The rest of the gang are game but feeling (and showing) their age. Steve-O is coaxed into another horrific bee-based stunt that will leave audiences scarred and hysterical. Meanwhile, Preston Lacy—at 52, “a grown man” by his own admission—still manages to provide one of the film’s saddest moments, an accident in a Silver Surfer costume that will haunt him for the rest of his days. But the graying hair and wrinkles don’t stop Tremaine from treating his friends like a science experiment, building hydraulic rigs designed to explode, launch, and spin them into an early grave.

Knoxville could have hung up his spurs after the trash masterpiece that was Jackass 3D, where Tremaine found the perfect balance between the abjectly disgusting and the awe-inspiring. The slow-motion effects that made that entry so re-watchable pay off again here. The makers of the world’s best camera probably aren’t proud that their work was used to make Knoxville’s dream of lighting a fart on fire underwater come true. But they should be.

Forever can’t escape the diminishing returns of the legacy sequel.

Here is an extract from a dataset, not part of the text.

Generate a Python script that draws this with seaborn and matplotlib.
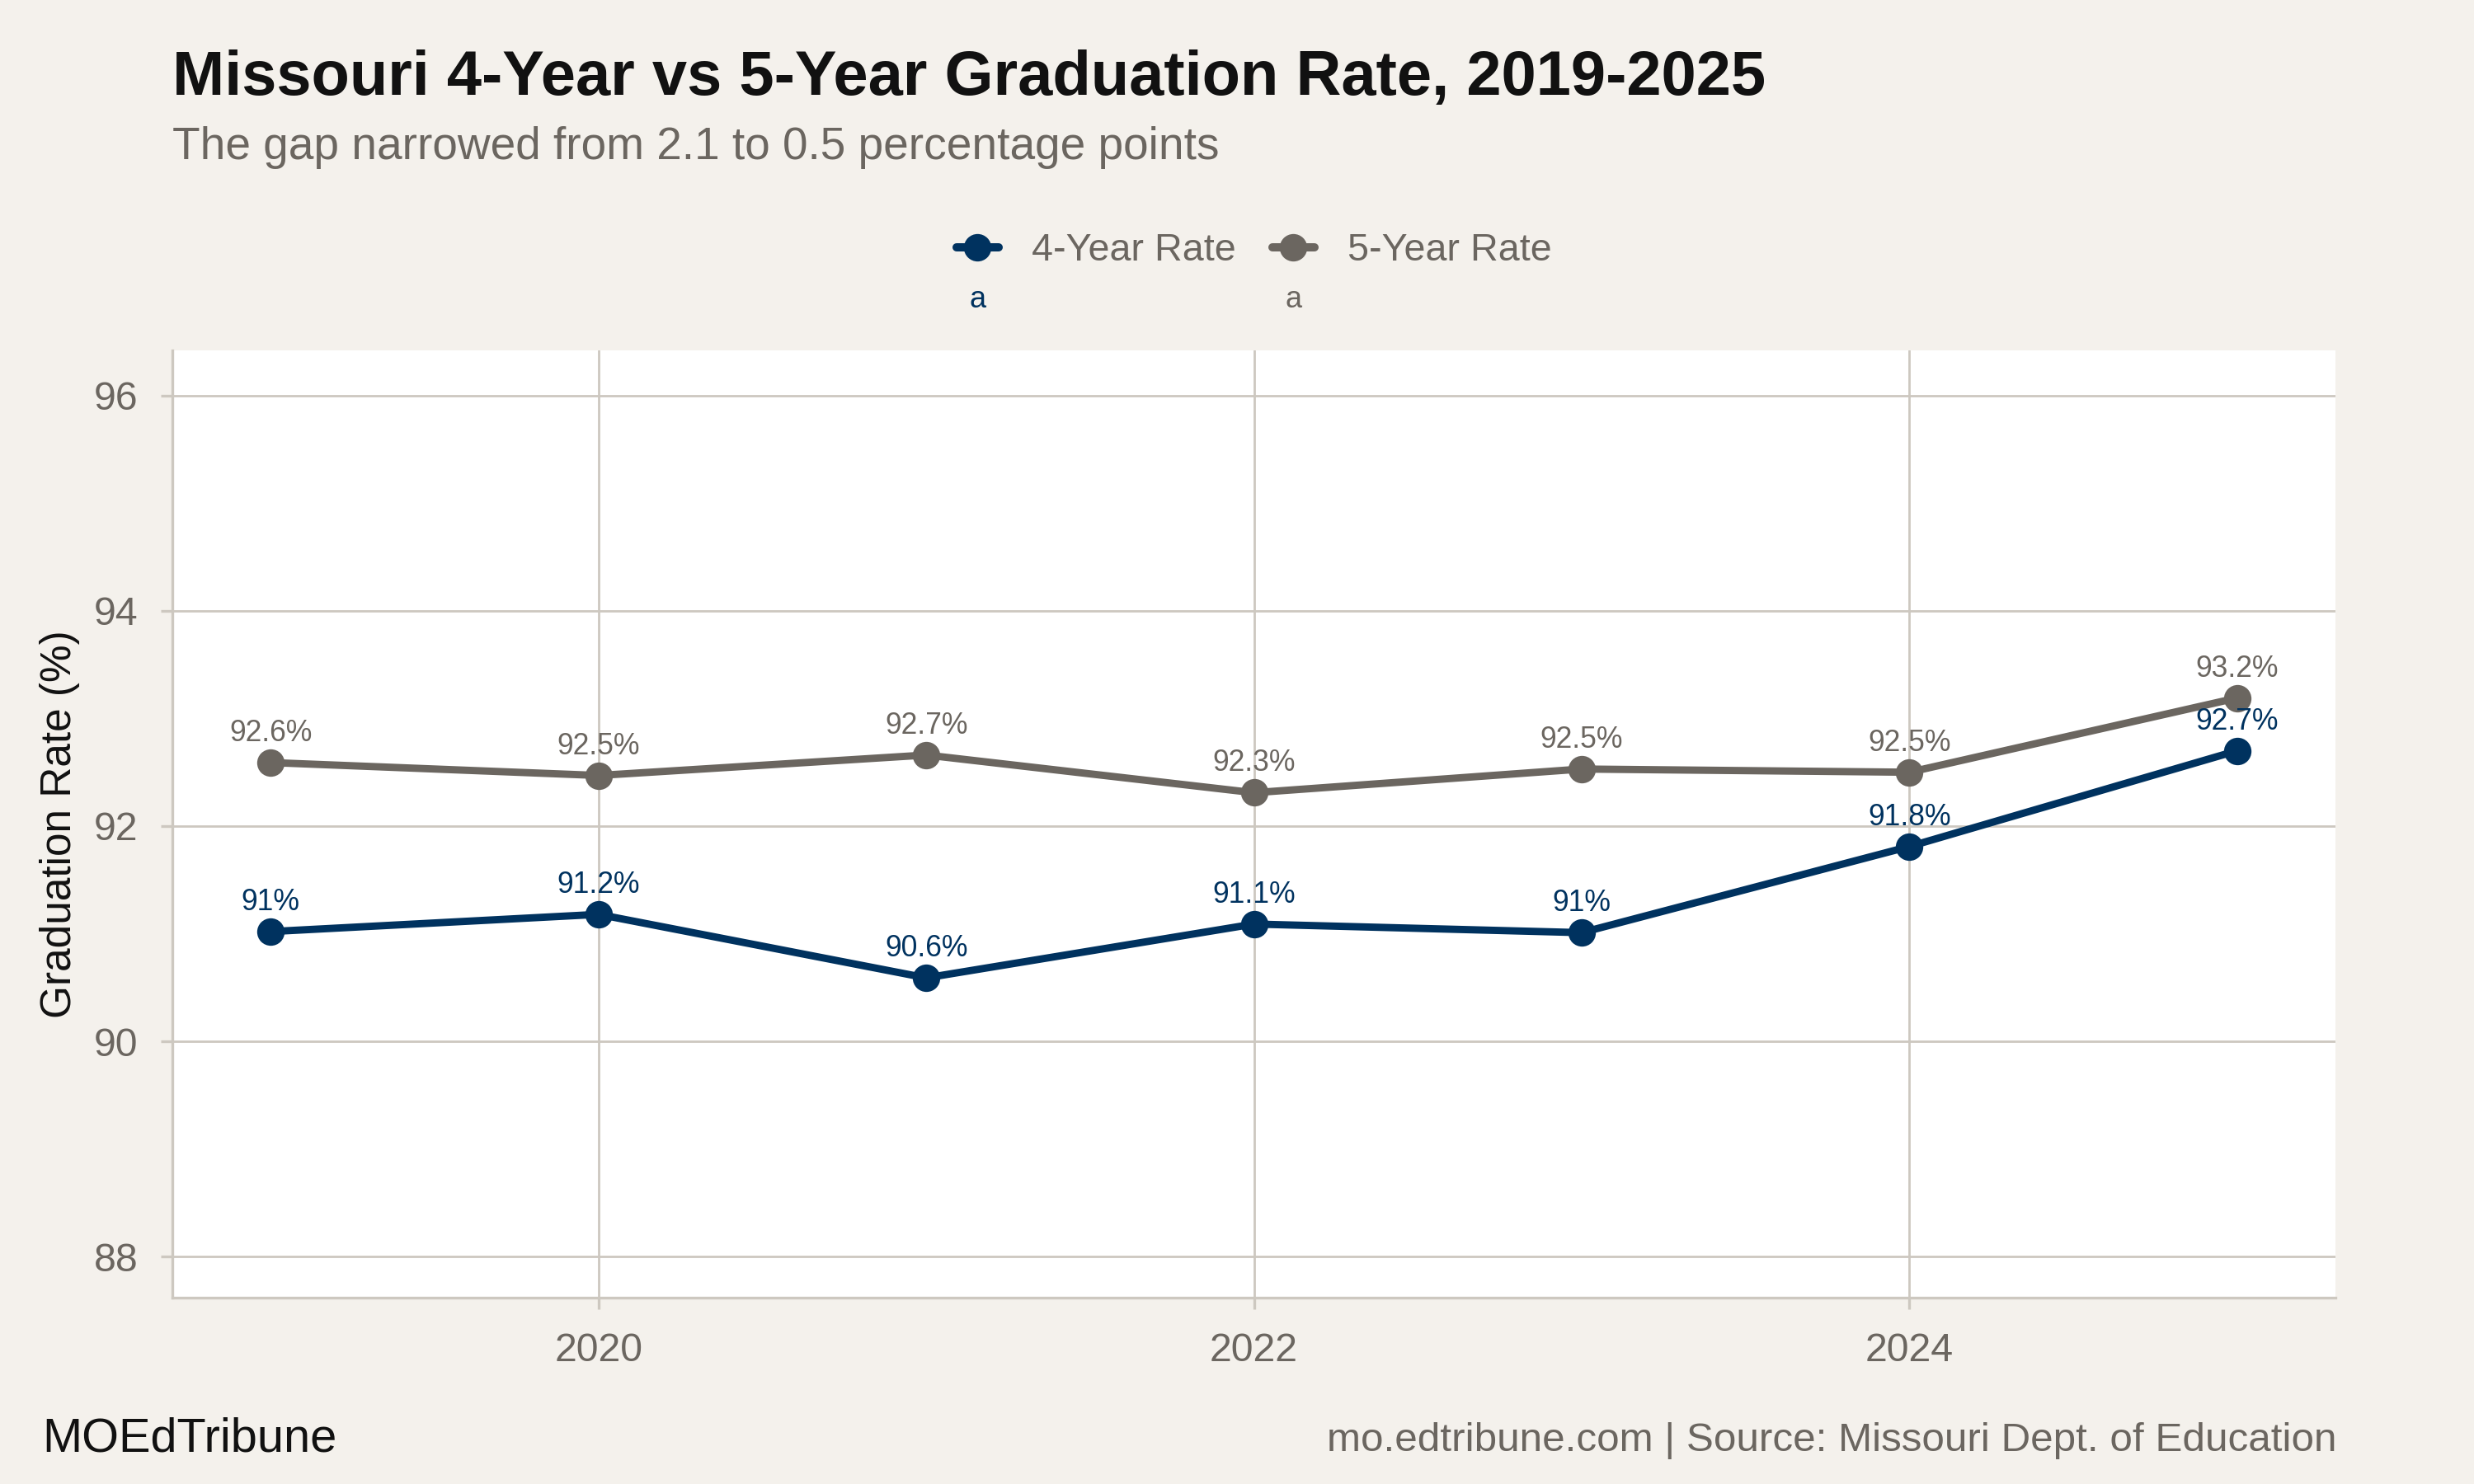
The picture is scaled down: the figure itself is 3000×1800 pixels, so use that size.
import numpy as np
import pandas as pd
import matplotlib.pyplot as plt
import seaborn as sns

years = [2019, 2020, 2021, 2022, 2023, 2024, 2025]
rate_4yr = [91.02, 91.18, 90.59, 91.09, 91.01, 91.81, 92.70]
rate_5yr = [92.59, 92.47, 92.66, 92.31, 92.53, 92.50, 93.19]
series_names = ['4-Year Rate', '5-Year Rate']
y_ticks = [88, 90, 92, 94, 96]
x_ticks = [2020, 2022, 2024]

NAVY = '#00325f'
GRAY = '#6b6660'
BG = '#f4f1ec'
GRID = '#cdc8c0'

df = pd.DataFrame({
    'Year': years * 2,
    'Rate': rate_4yr + rate_5yr,
    'Series': [series_names[0]] * len(years) + [series_names[1]] * len(years),
})

sns.set_theme(style='whitegrid')
plt.rcParams['font.family'] = ['Liberation Sans', 'DejaVu Sans']

fig = plt.figure(figsize=(15, 9), dpi=200, facecolor=BG)
ax = fig.add_axes([0.0697, 0.1256, 0.8743, 0.6384])
ax.set_facecolor('white')

palette = {series_names[0]: NAVY, series_names[1]: GRAY}
sns.lineplot(data=df, x='Year', y='Rate', hue='Series', palette=palette,
             marker='o', markersize=12, markeredgewidth=0, linewidth=3.2,
             ax=ax, legend=True)

# value labels
for name, vals in zip(series_names, [rate_4yr, rate_5yr]):
    for yr, v in zip(years, vals):
        ax.annotate(f'{round(v, 1):g}%', (yr, v), xytext=(0, 6.5), textcoords='offset points',
                    ha='center', va='bottom', fontsize=12.8, color=palette[name])

ax.set_xlim(2018.70, 2025.30)
ax.set_ylim(87.62, 96.42)
ax.set_xticks(x_ticks)
ax.set_yticks(y_ticks)
ax.tick_params(axis='both', length=5, width=1.2, color=GRID, labelsize=17.4,
               labelcolor=GRAY, pad=10, left=True, bottom=True)
ax.grid(True, color=GRID, linewidth=1.0)
for s in ['top', 'right']:
    ax.spines[s].set_visible(False)
for s in ['left', 'bottom']:
    ax.spines[s].set_color(GRID)
    ax.spines[s].set_linewidth(1.2)
ax.set_xlabel('')
ax.set_ylabel('Graduation Rate (%)', fontsize=18.5, color='#111111', labelpad=6)

# legend centred over the panel, not the figure
leg = ax.legend(loc='center', bbox_to_anchor=(0.5, 1.105),
                ncol=2, frameon=False, fontsize=16.8, handlelength=1.1,
                columnspacing=0.95, handletextpad=0.85)
for t in leg.get_texts():
    t.set_color(GRAY)
for h in leg.legend_handles:
    h.set_linewidth(3.6)
    h.set_markersize(12)

# the stray "a" key glyphs under each legend entry
fig.canvas.draw()
inv = fig.transFigure.inverted()
for h, name in zip(leg.legend_handles, series_names):
    bb = h.get_window_extent(fig.canvas.get_renderer())
    cx = inv.transform(((bb.x0 + bb.x1) / 2, 0))[0]
    fig.text(cx, 0.798, 'a', ha='center', va='center', fontsize=13, color=palette[name])

fig.text(0.0697, 0.936, 'Missouri 4-Year vs 5-Year Graduation Rate, 2019-2025',
         fontsize=27.3, fontweight='bold', color='#111111', ha='left', va='baseline')
fig.text(0.0697, 0.893, 'The gap narrowed from 2.1 to 0.5 percentage points',
         fontsize=19.8, color=GRAY, ha='left', va='baseline')
fig.text(0.017, 0.022, 'MOEdTribune', fontsize=20.8, color='#111111', ha='left', va='baseline')
fig.text(0.9445, 0.022, 'mo.edtribune.com | Source: Missouri Dept. of Education',
         fontsize=17.8, color=GRAY, ha='right', va='baseline')

fig.savefig('out.png', dpi=200, facecolor=BG)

Remakes and escalations of old stunts litter the film, but few are improvements. Likewise, a follow-up to “High Five,” involving Machine Gun Kelly and an ice-cold swimming pool, doesn’t deliver in the ways its progenitor did. What’s missing is any sense that the crew is trying to outdo itself anymore. This is the first time where it feels like they’re being extra cautious, deciding that a good hang is as enjoyable as another concussion (though they manage a few). That will surely please their doctors, but we don’t look to Jackass for restraint.

Still, if Forever fails to live up to the heights of previous entries, it’s still a welcome return. Knoxville and the gang are, in every sense, too old for this shit. But older doesn’t always mean wiser. We wouldn’t have it any other way.